On Why “Everything That Begins To Exist Has A Cause” Includes The Non-Corporeal:
Now it is indeed evident by the light of nature that there must be at least as much [reality] in the efficient and total cause as there is in the effect of that same cause. For whence, I ask, could an effect get its reality, if not from a cause? And how could the cause give that reality to the effect, unless it also possessed that reality? Hence it follows that something cannot come into being out of nothing, and also that what is more perfect (that is, what contains in itself more reality) cannot come into being from what is less perfect.
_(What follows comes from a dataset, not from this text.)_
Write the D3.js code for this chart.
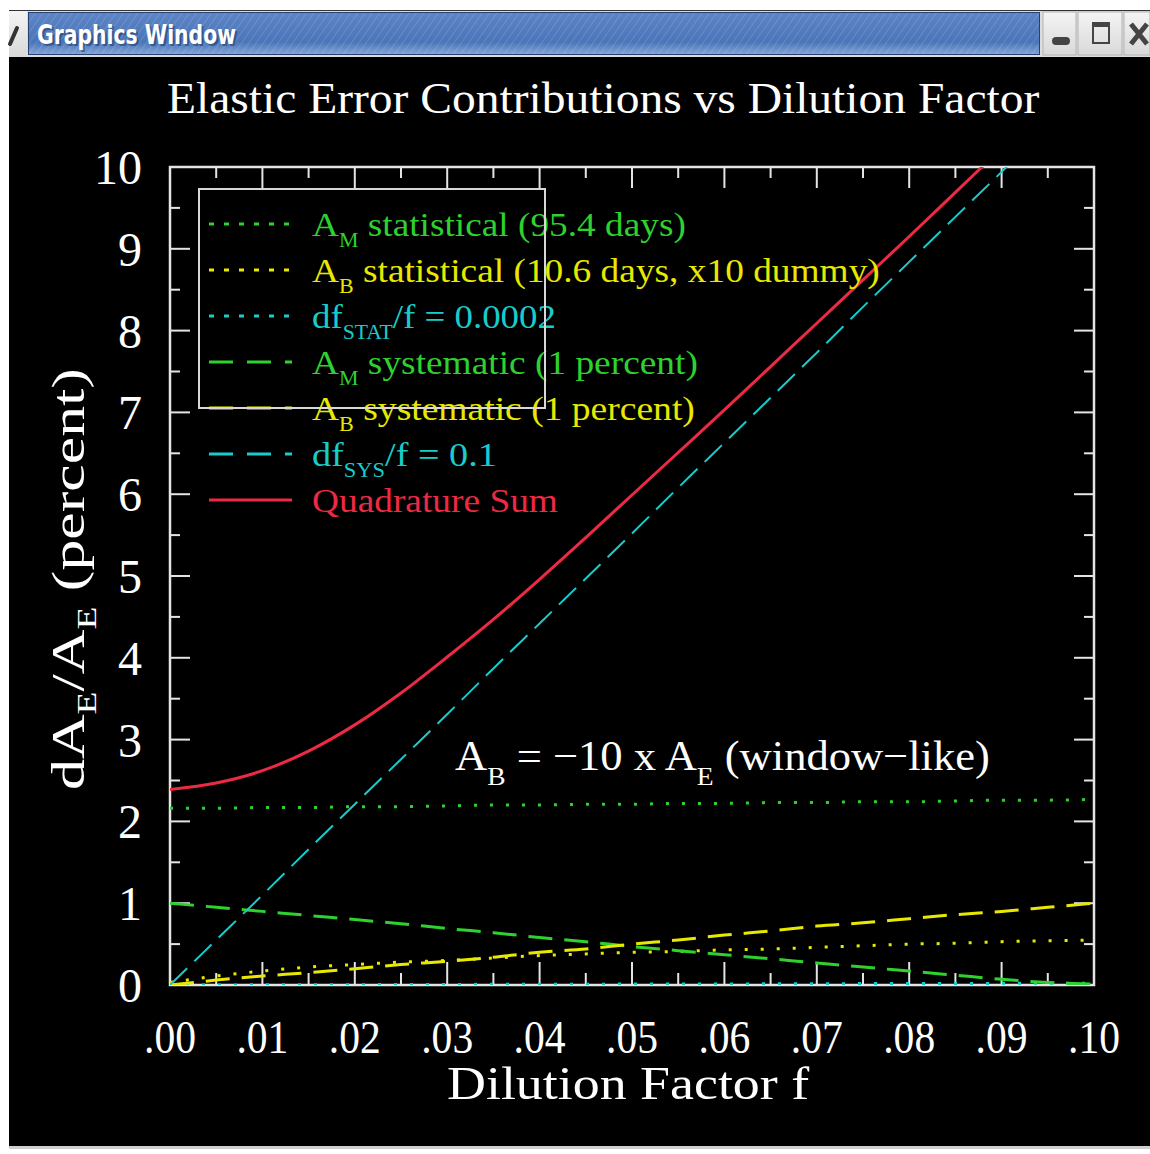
<!DOCTYPE html>
<html>
<head>
<meta charset="utf-8">
<script src="https://cdn.jsdelivr.net/npm/d3@7"></script>
<style>
  html, body { margin: 0; padding: 0; background: #fff; }
  svg { display: block; }
</style>
</head>
<body>
<svg id="chart"></svg>
<script>
// values, dilution factor f on x, percent on y
const dilution = [0.000, 0.005, 0.010, 0.015, 0.020, 0.025, 0.030, 0.035, 0.040, 0.045, 0.050,
                  0.055, 0.060, 0.065, 0.070, 0.075, 0.080, 0.085, 0.090, 0.095, 0.100];
const amStat  = [2.16, 2.16, 2.17, 2.17, 2.18, 2.18, 2.19, 2.20, 2.20, 2.21, 2.21,
                 2.22, 2.22, 2.23, 2.23, 2.24, 2.24, 2.25, 2.26, 2.26, 2.27];
const abStat  = [0.03, 0.11, 0.17, 0.22, 0.25, 0.28, 0.30, 0.33, 0.36, 0.38, 0.40,
                 0.41, 0.43, 0.44, 0.46, 0.48, 0.50, 0.51, 0.53, 0.54, 0.55];
const dfStat  = [0.000, 0.001, 0.002, 0.003, 0.004, 0.006, 0.007, 0.008, 0.009, 0.010, 0.011,
                 0.012, 0.013, 0.014, 0.015, 0.017, 0.018, 0.019, 0.020, 0.021, 0.022];
const amSys   = [1.00, 0.95, 0.90, 0.85, 0.80, 0.75, 0.69, 0.64, 0.58, 0.53, 0.47,
                 0.42, 0.37, 0.32, 0.27, 0.22, 0.17, 0.12, 0.07, 0.03, 0.01];
const abSys   = [0.00, 0.06, 0.11, 0.15, 0.20, 0.25, 0.29, 0.34, 0.40, 0.44, 0.50,
                 0.55, 0.61, 0.66, 0.72, 0.76, 0.81, 0.86, 0.90, 0.95, 1.00];
const dfSys   = [0.00, 0.55, 1.10, 1.66, 2.21, 2.76, 3.31, 3.87, 4.42, 4.97, 5.52,
                 6.08, 6.63, 7.18, 7.73, 8.29, 8.84, 9.39, 9.94, 10.50, 11.05];
const quadSum = [2.39, 2.47, 2.62, 2.86, 3.18, 3.57, 4.01, 4.47, 4.96, 5.47, 5.99,
                 6.51, 7.03, 7.56, 8.09, 8.62, 9.15, 9.69, 10.23, 10.77, 11.31];

const xTickValues = [0, 0.01, 0.02, 0.03, 0.04, 0.05, 0.06, 0.07, 0.08, 0.09, 0.10];
const xTickLabels = [".00", ".01", ".02", ".03", ".04", ".05", ".06", ".07", ".08", ".09", ".10"];
const yTickValues = [0, 1, 2, 3, 4, 5, 6, 7, 8, 9, 10];

// legend labels, pieces with sub:true are subscripts
const legendLabels = [
  [{t: "A"}, {t: "M", sub: true}, {t: " statistical (95.4 days)"}],
  [{t: "A"}, {t: "B", sub: true}, {t: " statistical (10.6 days, x10 dummy)"}],
  [{t: "df"}, {t: "STAT", sub: true}, {t: "/f = 0.0002"}],
  [{t: "A"}, {t: "M", sub: true}, {t: " systematic (1 percent)"}],
  [{t: "A"}, {t: "B", sub: true}, {t: " systematic (1 percent)"}],
  [{t: "df"}, {t: "SYS", sub: true}, {t: "/f = 0.1"}],
  [{t: "Quadrature Sum"}]
];
const legendWidths = [374, 568, 244, 386, 383, 185, 246];

const GREEN = "#2ed12e", YELLOW = "#e8e800", CYAN = "#19cccc", RED = "#ec2a44";

let series = [
  {values: amStat,  color: GREEN,  dash: "3,13", legDash: "5,10", width: 3},
  {values: abStat,  color: YELLOW, dash: "3,13", legDash: "5,10", width: 3},
  {values: dfStat,  color: CYAN,   dash: "3,13", legDash: "5,10", width: 3},
  {values: amSys,   color: GREEN,  dash: "24,12", legDash: "24,14", width: 3},
  {values: abSys,   color: YELLOW, dash: "24,12", legDash: "24,14", width: 3},
  {values: dfSys,   color: CYAN,   dash: "24,10", legDash: "24,14", width: 2},
  {values: quadSum, color: RED,    dash: null,   legDash: null,   width: 3}
];

const W = 1150, H = 1154;
const plot = {left: 170, right: 1094, top: 167, bottom: 985};
const SERIF = "'Liberation Serif', 'DejaVu Serif', serif";
const SANS_NARROW = "'DejaVu Sans Condensed', 'Liberation Sans Narrow', sans-serif";
const FRAME = "#e4e4e4";

const svg = d3.select("#chart").attr("width", W).attr("height", H);

//squeeze or stretch a text node so it spans a given width
function fitWidth(node, w) {
  let bb = node.getBBox();
  let s = w / bb.width;
  let x0 = bb.x;
  d3.select(node).attr("transform", `translate(${x0},0) scale(${s},1) translate(${-x0},0)`);
}

//same but keep the centre where it is
function fitCentered(node, w) {
  let bb = node.getBBox();
  let s = w / bb.width;
  let cx = bb.x + bb.width / 2;
  d3.select(node).attr("transform", `translate(${cx},0) scale(${s},1) translate(${-cx},0)`);
}

function addParts(textSel, parts, subSize, subShift) {
  parts.forEach(function(p, i) {
    let ts = textSel.append("tspan").text(p.t);
    if (p.sub) {
      ts.attr("font-size", subSize).attr("dy", subShift);
    }
    else if (i > 0 && parts[i - 1].sub) {
      // back to the baseline after a subscript
      ts.attr("dy", -subShift);
    }
  });
}

// ---- window chrome ----
function drawWindow() {
  let defs = svg.append("defs");
  let grad = defs.append("linearGradient").attr("id", "barGrad")
    .attr("x1", 0).attr("y1", 0).attr("x2", 0).attr("y2", 1);
  grad.append("stop").attr("offset", "0%").attr("stop-color", "#5d85c6");
  grad.append("stop").attr("offset", "70%").attr("stop-color", "#4a75b9");
  grad.append("stop").attr("offset", "100%").attr("stop-color", "#86a6d8");

  let hatch = defs.append("pattern").attr("id", "hatch")
    .attr("width", 6).attr("height", 6).attr("patternUnits", "userSpaceOnUse")
    .attr("patternTransform", "rotate(35)");
  hatch.append("line").attr("x1", 0).attr("y1", 0).attr("x2", 0).attr("y2", 6)
    .attr("stroke", "#ffffff").attr("stroke-opacity", 0.13).attr("stroke-width", 2);

  let btnGrad = defs.append("linearGradient").attr("id", "btnGrad")
    .attr("x1", 0).attr("y1", 0).attr("x2", 0).attr("y2", 1);
  btnGrad.append("stop").attr("offset", "0%").attr("stop-color", "#f4f4f4");
  btnGrad.append("stop").attr("offset", "100%").attr("stop-color", "#d9d9d9");

  svg.append("rect").attr("x", 0).attr("y", 0).attr("width", W).attr("height", H).attr("fill", "#fff");
  // frame strip
  svg.append("rect").attr("x", 9).attr("y", 10).attr("width", W - 9).attr("height", 48).attr("fill", "#dcdcdc");
  svg.append("line").attr("x1", 9).attr("x2", W).attr("y1", 10.5).attr("y2", 10.5).attr("stroke", "#333").attr("stroke-width", 1);

  // left menu box
  svg.append("rect").attr("x", 9).attr("y", 11).attr("width", 18).attr("height", 46).attr("fill", "url(#btnGrad)");
  svg.append("line").attr("x1", 10).attr("y1", 44).attr("x2", 17).attr("y2", 28)
    .attr("stroke", "#333").attr("stroke-width", 4).attr("stroke-linecap", "round");

  // blue title bar
  svg.append("rect").attr("x", 28).attr("y", 12).attr("width", 1012).attr("height", 43).attr("fill", "url(#barGrad)");
  svg.append("rect").attr("x", 28).attr("y", 12).attr("width", 1012).attr("height", 43).attr("fill", "url(#hatch)");
  svg.append("rect").attr("x", 28.5).attr("y", 12.5).attr("width", 1011).attr("height", 42)
    .attr("fill", "none").attr("stroke", "#24416f").attr("stroke-width", 1);
  let shadow = svg.append("text").attr("x", 39).attr("y", 46).attr("fill", "#1d3560").attr("fill-opacity", 0.55)
    .attr("font-family", SANS_NARROW).attr("font-weight", "bold")
    .attr("font-size", 26).text("Graphics Window");
  fitWidth(shadow.node(), 199);
  let tt = svg.append("text").attr("x", 37).attr("y", 44).attr("fill", "#fff")
    .attr("font-family", SANS_NARROW).attr("font-weight", "bold")
    .attr("font-size", 26).text("Graphics Window");
  fitWidth(tt.node(), 199);

  // buttons on the right
  [[1043, 33], [1078, 44], [1124, 26]].forEach(function(b) {
    svg.append("rect").attr("x", b[0]).attr("y", 12).attr("width", b[1]).attr("height", 43)
      .attr("fill", "url(#btnGrad)").attr("stroke", "#b4b4b4").attr("stroke-width", 1);
  });
  svg.append("rect").attr("x", 1052).attr("y", 37).attr("width", 18).attr("height", 8).attr("rx", 4).attr("fill", "#444");
  svg.append("rect").attr("x", 1093).attr("y", 23).attr("width", 16).attr("height", 20)
    .attr("fill", "none").attr("stroke", "#444").attr("stroke-width", 2);
  svg.append("rect").attr("x", 1093).attr("y", 22).attr("width", 16).attr("height", 5).attr("fill", "#444");
  svg.append("path").attr("d", "M1131,24 L1147,44 M1147,24 L1131,44")
    .attr("stroke", "#444").attr("stroke-width", 5);

  // black drawing area
  svg.append("rect").attr("x", 9).attr("y", 57).attr("width", W - 9).attr("height", 1089).attr("fill", "#000");
  svg.append("rect").attr("x", 9).attr("y", 1146).attr("width", W - 9).attr("height", 3).attr("fill", "#cfcfcf");
}

drawWindow();

// ---- scales ----
let x = d3.scaleLinear().domain([0, 0.1]).range([plot.left, plot.right]);
let y = d3.scaleLinear().domain([0, 10]).range([plot.bottom, plot.top]);

svg.append("clipPath").attr("id", "plotClip").append("rect")
  .attr("x", plot.left).attr("y", plot.top)
  .attr("width", plot.right - plot.left).attr("height", plot.bottom - plot.top);

// ---- title ----
let title = svg.append("text").attr("x", 167).attr("y", 113)
  .attr("font-family", SERIF).attr("font-size", 44).attr("fill", "#fff")
  .text("Elastic Error Contributions vs Dilution Factor");
fitWidth(title.node(), 873);

// ---- frame, ticks ----
let axes = svg.append("g").attr("stroke", FRAME).attr("fill", "none");

let xMinor = d3.range(0, 21).map(i => i * 0.005);
xMinor.forEach(function(v, i) {
  let major = i % 2 === 0;
  // bottom ticks point up, top ticks point down
  axes.append("line").attr("x1", x(v)).attr("x2", x(v))
    .attr("y1", plot.bottom).attr("y2", plot.bottom - (major ? 23 : 12)).attr("stroke-width", 2);
  axes.append("line").attr("x1", x(v)).attr("x2", x(v))
    .attr("y1", plot.top).attr("y2", plot.top + (major ? 21 : 11)).attr("stroke-width", 2);
});

let yMinor = d3.range(0, 21).map(i => i * 0.5);
yMinor.forEach(function(v, i) {
  let major = i % 2 === 0;
  axes.append("line").attr("y1", y(v)).attr("y2", y(v))
    .attr("x1", plot.left).attr("x2", plot.left + (major ? 20 : 10)).attr("stroke-width", 2);
  axes.append("line").attr("y1", y(v)).attr("y2", y(v))
    .attr("x1", plot.right).attr("x2", plot.right - (major ? 20 : 10)).attr("stroke-width", 2);
});

axes.append("rect").attr("x", plot.left).attr("y", plot.top)
  .attr("width", plot.right - plot.left).attr("height", plot.bottom - plot.top)
  .attr("stroke-width", 2.5);

// tick labels
svg.append("g").selectAll("text").data(xTickValues).enter().append("text")
  .attr("x", d => x(d)).attr("y", 1053)
  .attr("text-anchor", "middle").attr("font-family", SERIF).attr("font-size", 46).attr("fill", "#fff")
  .text((d, i) => xTickLabels[i])
  .each(function() { fitCentered(this, 52); });

svg.append("g").selectAll("text").data(yTickValues).enter().append("text")
  .attr("x", 142).attr("y", d => y(d) + 17)
  .attr("text-anchor", "end").attr("font-family", SERIF).attr("font-size", 48).attr("fill", "#fff")
  .text(d => d);

// axis titles
let xTitle = svg.append("text").attr("x", 447).attr("y", 1099)
  .attr("font-family", SERIF).attr("font-size", 46).attr("fill", "#fff")
  .text("Dilution Factor f");
fitWidth(xTitle.node(), 363);

let yTitleG = svg.append("g").attr("transform", "translate(84,790) rotate(-90)");
let yTitle = yTitleG.append("text").attr("x", 0).attr("y", 0)
  .attr("font-family", SERIF).attr("font-size", 46).attr("fill", "#fff");
addParts(yTitle, [{t: "dA"}, {t: "E", sub: true}, {t: "/A"}, {t: "E", sub: true}, {t: " (percent)"}], 28, 12);
fitWidth(yTitle.node(), 422);

// ---- data lines ----
let line = d3.line()
  .x(d => x(d[0]))
  .y(d => y(d[1]))
  .curve(d3.curveMonotoneX);

let dataG = svg.append("g").attr("clip-path", "url(#plotClip)");
series.forEach(function(s) {
  dataG.append("path")
    .datum(dilution.map((f, i) => [f, s.values[i]]))
    .attr("d", line)
    .attr("fill", "none")
    .attr("stroke", s.color)
    .attr("stroke-width", s.width)
    .attr("stroke-dasharray", s.dash);
});

// ---- annotation ----
let note = svg.append("text").attr("x", 455).attr("y", 770)
  .attr("font-family", SERIF).attr("font-size", 42).attr("fill", "#fff");
addParts(note, [{t: "A"}, {t: "B", sub: true}, {t: " = \u221210 x A"}, {t: "E", sub: true}, {t: " (window\u2212like)"}], 26, 15);
fitWidth(note.node(), 535);

// ---- legend ----
let legend = svg.append("g");
series.forEach(function(s, i) {
  let cy = 224 + i * 46;
  legend.append("line").attr("x1", 209).attr("x2", 292).attr("y1", cy).attr("y2", cy)
    .attr("stroke", s.color).attr("stroke-width", 3).attr("stroke-dasharray", s.legDash);
  let t = legend.append("text").attr("x", 312).attr("y", cy + 12)
    .attr("font-family", SERIF).attr("font-size", 34).attr("fill", s.color);
  addParts(t, legendLabels[i], 20, 11);
  fitWidth(t.node(), legendWidths[i]);
});

// legend box sits on top of its own text in the original
svg.append("rect").attr("x", 199).attr("y", 189).attr("width", 346).attr("height", 219)
  .attr("fill", "none").attr("stroke", "#d8d8d8").attr("stroke-width", 2);
</script>
</body>
</html>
But this is manifestly true not merely for those effects whose reality is actual or formal, but also for ideas in which only objective reality is considered… As imperfect a mode of being as this is by which a thing exists in the intellect objectively through an idea, nevertheless it is plainly not nothing, hence it cannot get its being from nothing.
(Meditations On First Philosophy, Meditation 3, page 73-74)

On Thought And Forms:
Rather, the very nature of an idea is such that of itself it needs no formal reality other than what it borrows from my thought, of which it is a mode.
(Meditations On First Philosophy, Meditation 3, page 76)

I am a substance.
(Meditations On First Philosophy, Meditation 3, page 76)

On Self-Knowledge Never Being Wrong:
Now as far as ideas are concerned, if they are considered alone and in their own right, without being referred to something else, they cannot, properly speaking, be false. For whether it is a she-goat or a chimera that I am imagining, it is no less true that I imagine the one than the other. Moreover, we need not fear that there is falsity in the will itself or in the affects, for although I can choose evil things or even things that are utterly non-existent, I cannot conclude that it is untrue that I do choose these things. Thus there remain only judgments in which I must take care not to be mistaken.
(Meditations On First Philosophy, Meditation 3, page 71)
[Note: Above passage seems to hint at an is-ought distinction.]